Um dos coautores da lei, um nacionalista abertamente homofóbico chamado Vitaly Milonov, concorda em falar comigo por chamada de vídeo. Ele está supostamente na cidade de Horlivka, no leste da Ucrânia ocupada, tendo viajado para a linha de frente da guerra como combatente voluntário. Ele rejeita as acusações de que a lei é discriminatória, dizendo que a vida privada das pessoas será respeitada.
Numa época em que milhares de pessoas estão morrendo na Ucrânia, a Rússia está isolada internacionalmente, e as pessoas estão fugindo do país, pergunto a ele se é apropriado focar em uma lei LGBT.

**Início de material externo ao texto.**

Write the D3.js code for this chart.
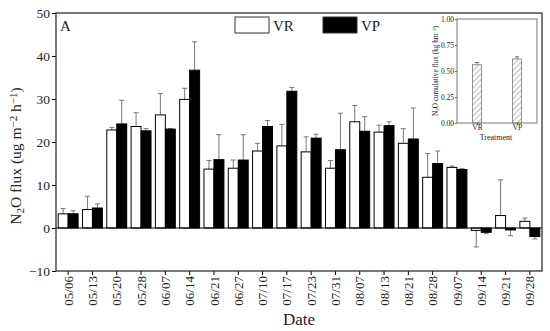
<!DOCTYPE html>
<html>
<head>
<meta charset="utf-8">
<script src="https://d3js.org/d3.v7.min.js"></script>
<style>
  body { margin: 0; background: #fff; }
  svg text { font-family: "Liberation Serif", "DejaVu Serif", serif; fill: #222; }
</style>
</head>
<body>
<div id="chart"></div>
<script>
(function(d3) {
  'use strict';

  // sampling dates
  var dates = ['05/06','05/13','05/20','05/28','06/07','06/14','06/21','06/27','07/10','07/17',
               '07/23','07/31','08/07','08/13','08/21','08/28','09/07','09/14','09/21','09/28'];
  var vrFlux = [3.3, 4.3, 22.8, 23.6, 26.3, 29.9, 13.7, 13.9, 17.9, 19.1,
                17.7, 13.9, 24.7, 22.3, 19.7, 11.8, 14.1, -0.55, 2.9, 1.55];
  var vrErr  = [1.2, 3.1, 0.6, 3.2, 5.0, 2.6, 2.0, 1.9, 1.8, 5.0,
                3.5, 1.8, 3.8, 1.6, 3.4, 5.5, 0.3, 3.85, 8.3, 0.75];
  var vpFlux = [3.3, 4.65, 24.2, 22.6, 23.0, 36.7, 15.9, 15.8, 23.6, 31.8,
                20.9, 18.2, 22.5, 23.8, 20.7, 15.0, 13.6, -1.0, -0.45, -2.0];
  var vpErr  = [0.7, 0.95, 5.5, 0.5, 0.15, 6.6, 5.8, 5.9, 1.4, 0.9,
                0.9, 8.5, 3.4, 0.9, 7.2, 2.9, 0.2, 0.3, 1.35, 0.55];
  var yTicks = [-10, 0, 10, 20, 30, 40, 50];

  // inset: cumulative flux
  var treatments = ['VR', 'VP'];
  var cumFlux = [0.56, 0.615];
  var cumErr = [0.022, 0.022];
  var insetTicks = [0, 0.25, 0.5, 0.75, 1.0];

  var width = 550, height = 331;
  var left = 56, right = 542, top = 13, bottom = 271;

  var svg = d3.select('#chart').append('svg')
    .attr('width', width)
    .attr('height', height);

  var x = d3.scaleBand().domain(dates).range([left, right]).padding(0);
  var y = d3.scaleLinear().domain([-10, 50]).range([bottom, top]);
  var barW = x.step() * 0.41;

  var rows = dates.map(function(d, i) {
    return [
      { date: d, key: 'VR', v: vrFlux[i], e: vrErr[i], off: -barW },
      { date: d, key: 'VP', v: vpFlux[i], e: vpErr[i], off: 0 }
    ];
  });
  var bars = [].concat.apply([], rows);

  // axes
  var yAxis = svg.append('g')
    .attr('transform', 'translate(' + left + ',0)')
    .call(d3.axisLeft(y).tickValues(yTicks).tickSize(4).tickPadding(2));
  yAxis.select('.domain').remove();
  yAxis.selectAll('text').style('font-size', '13.5px');

  var xAxis = svg.append('g')
    .attr('transform', 'translate(0,' + bottom + ')')
    .call(d3.axisBottom(x).tickSize(4));
  xAxis.select('.domain').remove();
  xAxis.selectAll('text')
    .attr('transform', 'rotate(-90)')
    .attr('x', -5)
    .attr('y', 0)
    .attr('dy', '0.35em')
    .style('text-anchor', 'end')
    .style('font-size', '13px');

  // error bars (up for positive, down for negative)
  var eb = svg.selectAll('.err')
    .data(bars)
    .enter().append('g')
    .attr('class', 'err')
    .attr('stroke', '#777')
    .attr('stroke-width', 1);
  function tipY(d) { return y(d.v >= 0 ? d.v + d.e : d.v - d.e); }
  function cx(d) { return x(d.date) + x.bandwidth() / 2 + d.off + barW / 2; }
  eb.append('line')
    .attr('x1', cx).attr('x2', cx)
    .attr('y1', function(d) { return y(d.v); })
    .attr('y2', tipY);
  eb.append('line')
    .attr('x1', function(d) { return cx(d) - 2.5; })
    .attr('x2', function(d) { return cx(d) + 2.5; })
    .attr('y1', tipY).attr('y2', tipY);

  // bars
  svg.selectAll('.bar')
    .data(bars)
    .enter().append('rect')
    .attr('class', 'bar')
    .attr('x', function(d) { return x(d.date) + x.bandwidth() / 2 + d.off; })
    .attr('width', barW)
    .attr('y', function(d) { return y(Math.max(0, d.v)); })
    .attr('height', function(d) { return Math.abs(y(d.v) - y(0)); })
    .attr('fill', function(d) { return d.key === 'VR' ? '#fff' : '#000'; })
    .attr('stroke', '#000')
    .attr('stroke-width', 1);

  // zero line
  svg.append('line')
    .attr('x1', left).attr('x2', right)
    .attr('y1', y(0)).attr('y2', y(0))
    .attr('stroke', '#000').attr('stroke-width', 1.2);

  // frame
  svg.append('rect')
    .attr('x', left).attr('y', top)
    .attr('width', right - left).attr('height', bottom - top)
    .attr('fill', 'none').attr('stroke', '#333').attr('stroke-width', 1.3);

  svg.append('text').attr('x', 60).attr('y', 31)
    .style('font-size', '15px').text('A');

  // legend
  var legend = svg.selectAll('.legend')
    .data(treatments)
    .enter().append('g')
    .attr('class', 'legend')
    .attr('transform', function(d, i) { return 'translate(' + (235 + i * 88) + ',17)'; });
  legend.append('rect')
    .attr('width', 34).attr('height', 16)
    .attr('fill', function(d) { return d === 'VR' ? '#fff' : '#000'; })
    .attr('stroke', '#333').attr('stroke-width', 1);
  legend.append('text')
    .attr('x', 38).attr('y', 14)
    .style('font-size', '15px')
    .text(function(d) { return d; });

  // axis titles
  svg.append('text')
    .attr('x', 299).attr('y', 325)
    .attr('text-anchor', 'middle')
    .style('font-size', '17px')
    .text('Date');

  var yl = svg.append('text')
    .attr('transform', 'translate(21,156) rotate(-90)')
    .attr('text-anchor', 'middle')
    .style('font-size', '15.5px');
  yl.append('tspan').text('N');
  yl.append('tspan').attr('baseline-shift', '-25%').style('font-size', '11px').text('2');
  yl.append('tspan').text('O flux (ug m');
  yl.append('tspan').attr('baseline-shift', '40%').style('font-size', '11px').text('\u22122');
  yl.append('tspan').text(' h');
  yl.append('tspan').attr('baseline-shift', '40%').style('font-size', '11px').text('\u22121');
  yl.append('tspan').text(')');

  // ---- inset ----
  var iL = 457, iR = 537, iT = 19, iB = 123;
  var ix = d3.scalePoint().domain(treatments).range([iL, iR]).padding(0.5);
  var iy = d3.scaleLinear().domain([0, 1]).range([iB, iT]);
  var ibw = 9;

  var defs = svg.append('defs');
  var pat = defs.append('pattern')
    .attr('id', 'hatch')
    .attr('patternUnits', 'userSpaceOnUse')
    .attr('width', 4).attr('height', 4)
    .attr('patternTransform', 'rotate(45)');
  pat.append('rect').attr('width', 4).attr('height', 4).attr('fill', '#fff');
  pat.append('line')
    .attr('x1', 0).attr('y1', 0).attr('x2', 0).attr('y2', 4)
    .attr('stroke', '#777').attr('stroke-width', 1);

  var iya = svg.append('g')
    .attr('transform', 'translate(' + iL + ',0)')
    .call(d3.axisLeft(iy).tickValues(insetTicks).tickFormat(d3.format('.2f')).tickSize(2).tickPadding(1));
  iya.select('.domain').remove();
  iya.selectAll('text').style('font-size', '7.5px');
  iya.selectAll('line').attr('stroke', '#666');

  var ixa = svg.append('g')
    .attr('transform', 'translate(0,' + iB + ')')
    .call(d3.axisBottom(ix).tickSize(2).tickPadding(0));
  ixa.select('.domain').remove();
  ixa.selectAll('text').style('font-size', '7.5px');
  ixa.selectAll('line').attr('stroke', '#666');

  var ib = svg.selectAll('.ibar')
    .data(treatments)
    .enter().append('g')
    .attr('class', 'ibar');
  ib.append('line')
    .attr('x1', function(d) { return ix(d); })
    .attr('x2', function(d) { return ix(d); })
    .attr('y1', function(d, i) { return iy(cumFlux[i]); })
    .attr('y2', function(d, i) { return iy(cumFlux[i] + cumErr[i]); })
    .attr('stroke', '#777');
  ib.append('line')
    .attr('x1', function(d) { return ix(d) - 2; })
    .attr('x2', function(d) { return ix(d) + 2; })
    .attr('y1', function(d, i) { return iy(cumFlux[i] + cumErr[i]); })
    .attr('y2', function(d, i) { return iy(cumFlux[i] + cumErr[i]); })
    .attr('stroke', '#777');
  ib.append('rect')
    .attr('x', function(d) { return ix(d) - ibw / 2; })
    .attr('width', ibw)
    .attr('y', function(d, i) { return iy(cumFlux[i]); })
    .attr('height', function(d, i) { return iB - iy(cumFlux[i]); })
    .attr('fill', 'url(#hatch)')
    .attr('stroke', '#777').attr('stroke-width', 0.8);

  svg.append('rect')
    .attr('x', iL).attr('y', iT)
    .attr('width', iR - iL).attr('height', iB - iT)
    .attr('fill', 'none').attr('stroke', '#777').attr('stroke-width', 1);

  svg.append('text')
    .attr('x', 496).attr('y', 140)
    .attr('text-anchor', 'middle')
    .style('font-size', '8px')
    .text('Treatment');

  var il = svg.append('text')
    .attr('transform', 'translate(438,71) rotate(-90)')
    .attr('text-anchor', 'middle')
    .style('font-size', '7.2px');
  il.append('tspan').text('N');
  il.append('tspan').attr('baseline-shift', '-25%').style('font-size', '5px').text('2');
  il.append('tspan').text('O cumulative flux (kg hm');
  il.append('tspan').attr('baseline-shift', '40%').style('font-size', '5px').text('\u22122');
  il.append('tspan').text(')');

})(window.d3);
</script>
</body>
</html>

“A Rússia não está isolada, temos um conflito com o mundo ocidental!”, diz Milonov.
“Por que você deveria indicar que nós que temos a ideologia errada? Acho que é nosso direito soberano ter uma legislação que gostamos de ter.”
De volta ao apartamento de Danya, ele me mostra algumas das roupas que desenhou com carinho para sua performance como drag. Segundo ele, o público dos clubes de São Petersburgo adora sua apresentação alternativa. Ele não quer sair do país.
“Em que tipo de Rússia você consegue imaginar querer viver?”, pergunto a ele.
“Uma Rússia livre”, ele me diz, pensando cuidadosamente sobre a questão.
“Uma (Rússia) que não comprometa os direitos humanos mais básicos que toda pessoa deveria ter. Porque acho que minha orientação é meu direito desde o nascimento e ninguém tem o direito de cancelar, proibir ou me processar por isso.”